A HEALTH MONITORING STRATEGY FOR RC FLEXURAL STRUCTURES BASED ON DISTRIBUTED LONG-GAGE FIBER OPTIC SENSORS

抄録

RC structural health monitoring (SHM) often includes two main concerns on local damage detection and global structural behavior. In our recent study, a novel packaged long-gage fiber Bragg grating (FBG) sensor for practical adaptation in civil SHM has been developed and verified to have the ability to obtain effective macro-strain distributions. This paper is dedicated to proposing an integrated SHM strategy for RC flexural structures by employing the developed sensors. Experimental investigations on a normal RC beam installed with the FBG sensors of different gauge length are first carried out. On one hand, the ability of distributed FBG sensors to detect the occurrence, location and extent of cracks has been testified in contrast with the results from foil strain gauges and crack gauges.
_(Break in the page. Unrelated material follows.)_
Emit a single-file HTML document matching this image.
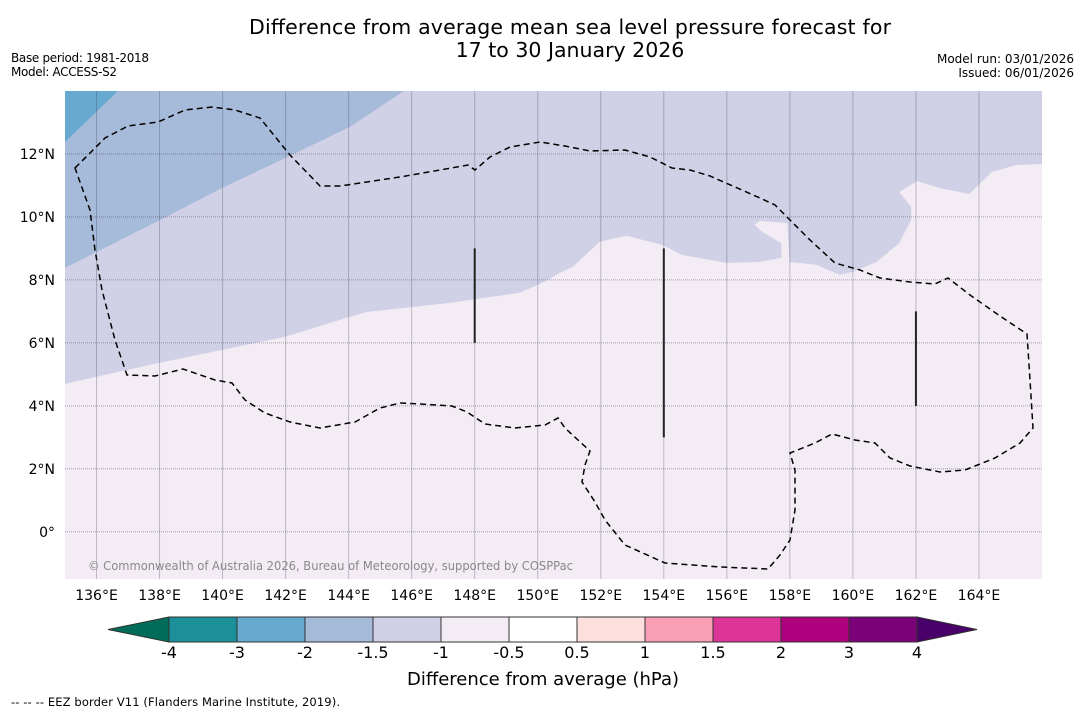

On the other hand, a perfect linear correlation between the measurements from FBG sensors and those from displacement transducers has testified the sound performance of the developed sensors for global structural behavior evaluation. Numerical simulations based on section fiber modeling method with the plane section assumption are then performed to compare with the experimental results. Their nice agreements have further verified the ability of the FBG sensors to estimate structural parameters and evaluate structural global behavior. Regarding these meaningful investigations, the inverse analysis including load and structural parametric identification is carried out by utilizing the measured macro-strain distribution. An integrated SHM strategy based on distributed long-gage FBG sensors for RC flexural structures including local crack monitoring, parametric estimation and global behavior evaluation is proposed finally.